■ **YOUR TASK**
Each line of the listing must be transcribed exactly, except for the images, which should be excluded.

■ **RECORDED DATA**
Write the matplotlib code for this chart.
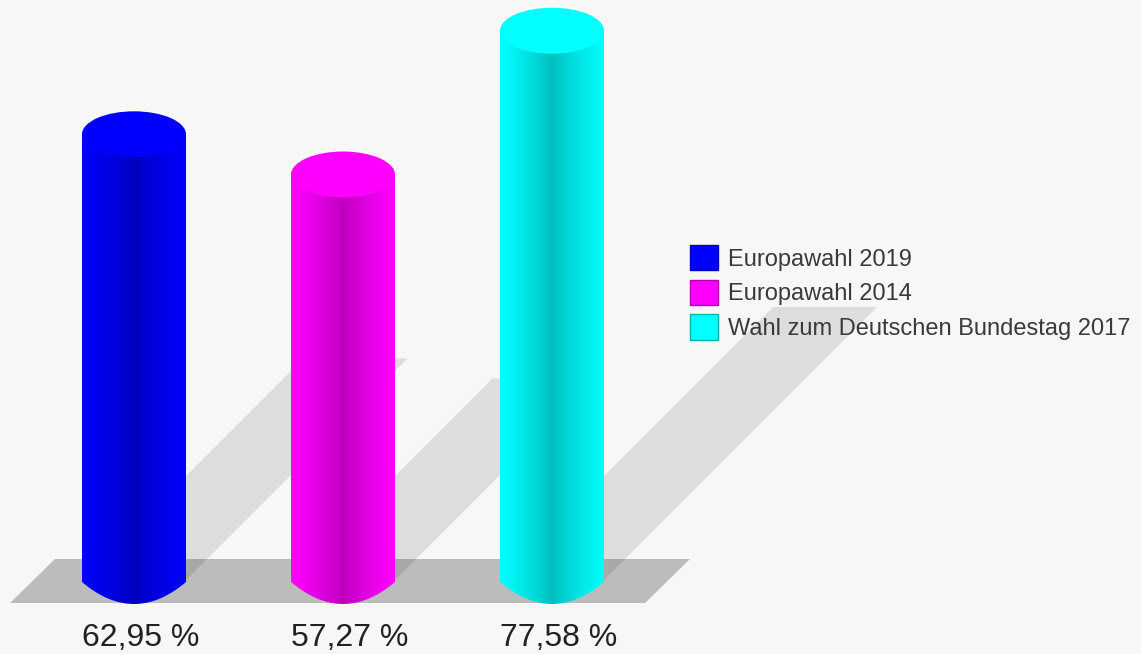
import numpy as np
import matplotlib
matplotlib.use("Agg")
import matplotlib.pyplot as plt
from matplotlib.colors import to_rgb
from matplotlib.patches import Ellipse, Polygon, Patch

labels = ["Europawahl 2019", "Europawahl 2014", "Wahl zum Deutschen Bundestag 2017"]
values = [62.95, 57.27, 77.58]
value_labels = ["62,95 %", "57,27 %", "77,58 %"]
colors = ["#0000ff", "#ff00ff", "#00ffff"]

plt.rcParams["font.family"] = ["Liberation Sans", "DejaVu Sans"]

# one bar step is 209 px, one percent is 7.08 px
step_px = 209.0
pct_px = 7.08
half_w = 52 / step_px
cap_h = 23 / pct_px
corner = 2 / pct_px
foot_h = 22 / pct_px
shadow_y = 0.497  # shadow rise per percent, in percent
shadow_x = shadow_y * pct_px / step_px

fig = plt.figure(figsize=(11.41, 6.54), dpi=100, facecolor="#f7f7f7")
ax = fig.add_axes([0, 0, 1, 1])
ax.axis("off")
xlim = (-134 / step_px, (1141 - 134) / step_px)
ylim = (-74 / pct_px, 580 / pct_px)

# floor
floor_front = -23 / pct_px
floor_back = 21 / pct_px
floor_l = -124 / step_px
floor_r = 511 / step_px
floor_skew = 45 / step_px
ax.add_patch(Polygon([(floor_l, floor_front), (floor_r, floor_front),
                      (floor_r + floor_skew, floor_back), (floor_l + floor_skew, floor_back)],
                     fc="black", alpha=0.236, ec="none", zorder=1))

for i, v in enumerate(values):
    # shadow going back to the right
    dx = v * shadow_x
    dy = v * shadow_y
    ax.add_patch(Polygon([(i - half_w, 0), (i + half_w, 0), (i + half_w + dx, dy), (i - half_w + dx, dy)],
                         fc="black", alpha=0.1, ec="none", zorder=2))

    # cylinder body with a dark middle
    t = np.linspace(-1, 1, 256)
    shade = 0.74 + 0.26 * np.abs(t) ** 0.8
    rgb = np.array(to_rgb(colors[i]))
    img = (shade[:, None] * rgb)[None, :, :]
    im = ax.imshow(img, extent=[i - half_w, i + half_w, -corner - foot_h, v], aspect="auto",
                   interpolation="bilinear", zorder=3)
    s = np.linspace(-1, 1, 60)
    foot = [(i + half_w * a, -corner - foot_h * (1 - a ** 2)) for a in s]
    clip = Polygon([(i - half_w, v)] + foot + [(i + half_w, v)], transform=ax.transData)
    im.set_clip_path(clip)

    # top of the cylinder
    ax.add_patch(Ellipse((i, v), 2 * half_w, 2 * cap_h, fc=colors[i], ec="none", zorder=4))

    ax.text(i - half_w, -57.5 / pct_px, value_labels[i], ha="left", va="center",
            fontsize=23, color="#222222", zorder=5)

handles = [Patch(fc=c, ec=tuple(0.7 * np.array(to_rgb(c))), lw=1) for c in colors]
ax.legend(handles, labels, loc="upper left", bbox_to_anchor=(690 / 1141, 1 - 245 / 654),
          bbox_transform=fig.transFigure, frameon=False, fontsize=17, labelcolor="#3a3a3a",
          handlelength=1.19, handleheight=1.27, handletextpad=0.42, labelspacing=0.385,
          borderpad=0, borderaxespad=0)

ax.set_xlim(xlim)
ax.set_ylim(ylim)
fig.savefig("out.png", dpi=100, facecolor=fig.get_facecolor())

■ **ANSWER TO THE PROBLEM**
Write the matplotlib code for this chart.
import numpy as np
import matplotlib
matplotlib.use("Agg")
import matplotlib.pyplot as plt
from matplotlib.colors import to_rgb
from matplotlib.patches import Ellipse, Polygon, Patch

labels = ["Europawahl 2019", "Europawahl 2014", "Wahl zum Deutschen Bundestag 2017"]
values = [62.95, 57.27, 77.58]
value_labels = ["62,95 %", "57,27 %", "77,58 %"]
colors = ["#0000ff", "#ff00ff", "#00ffff"]

plt.rcParams["font.family"] = ["Liberation Sans", "DejaVu Sans"]

# one bar step is 209 px, one percent is 7.08 px
step_px = 209.0
pct_px = 7.08
half_w = 52 / step_px
cap_h = 23 / pct_px
corner = 2 / pct_px
foot_h = 22 / pct_px
shadow_y = 0.497  # shadow rise per percent, in percent
shadow_x = shadow_y * pct_px / step_px

fig = plt.figure(figsize=(11.41, 6.54), dpi=100, facecolor="#f7f7f7")
ax = fig.add_axes([0, 0, 1, 1])
ax.axis("off")
xlim = (-134 / step_px, (1141 - 134) / step_px)
ylim = (-74 / pct_px, 580 / pct_px)

# floor
floor_front = -23 / pct_px
floor_back = 21 / pct_px
floor_l = -124 / step_px
floor_r = 511 / step_px
floor_skew = 45 / step_px
ax.add_patch(Polygon([(floor_l, floor_front), (floor_r, floor_front),
                      (floor_r + floor_skew, floor_back), (floor_l + floor_skew, floor_back)],
                     fc="black", alpha=0.236, ec="none", zorder=1))

for i, v in enumerate(values):
    # shadow going back to the right
    dx = v * shadow_x
    dy = v * shadow_y
    ax.add_patch(Polygon([(i - half_w, 0), (i + half_w, 0), (i + half_w + dx, dy), (i - half_w + dx, dy)],
                         fc="black", alpha=0.1, ec="none", zorder=2))

    # cylinder body with a dark middle
    t = np.linspace(-1, 1, 256)
    shade = 0.74 + 0.26 * np.abs(t) ** 0.8
    rgb = np.array(to_rgb(colors[i]))
    img = (shade[:, None] * rgb)[None, :, :]
    im = ax.imshow(img, extent=[i - half_w, i + half_w, -corner - foot_h, v], aspect="auto",
                   interpolation="bilinear", zorder=3)
    s = np.linspace(-1, 1, 60)
    foot = [(i + half_w * a, -corner - foot_h * (1 - a ** 2)) for a in s]
    clip = Polygon([(i - half_w, v)] + foot + [(i + half_w, v)], transform=ax.transData)
    im.set_clip_path(clip)

    # top of the cylinder
    ax.add_patch(Ellipse((i, v), 2 * half_w, 2 * cap_h, fc=colors[i], ec="none", zorder=4))

    ax.text(i - half_w, -57.5 / pct_px, value_labels[i], ha="left", va="center",
            fontsize=23, color="#222222", zorder=5)

handles = [Patch(fc=c, ec=tuple(0.7 * np.array(to_rgb(c))), lw=1) for c in colors]
ax.legend(handles, labels, loc="upper left", bbox_to_anchor=(690 / 1141, 1 - 245 / 654),
          bbox_transform=fig.transFigure, frameon=False, fontsize=17, labelcolor="#3a3a3a",
          handlelength=1.19, handleheight=1.27, handletextpad=0.42, labelspacing=0.385,
          borderpad=0, borderaxespad=0)

ax.set_xlim(xlim)
ax.set_ylim(ylim)
fig.savefig("out.png", dpi=100, facecolor=fig.get_facecolor())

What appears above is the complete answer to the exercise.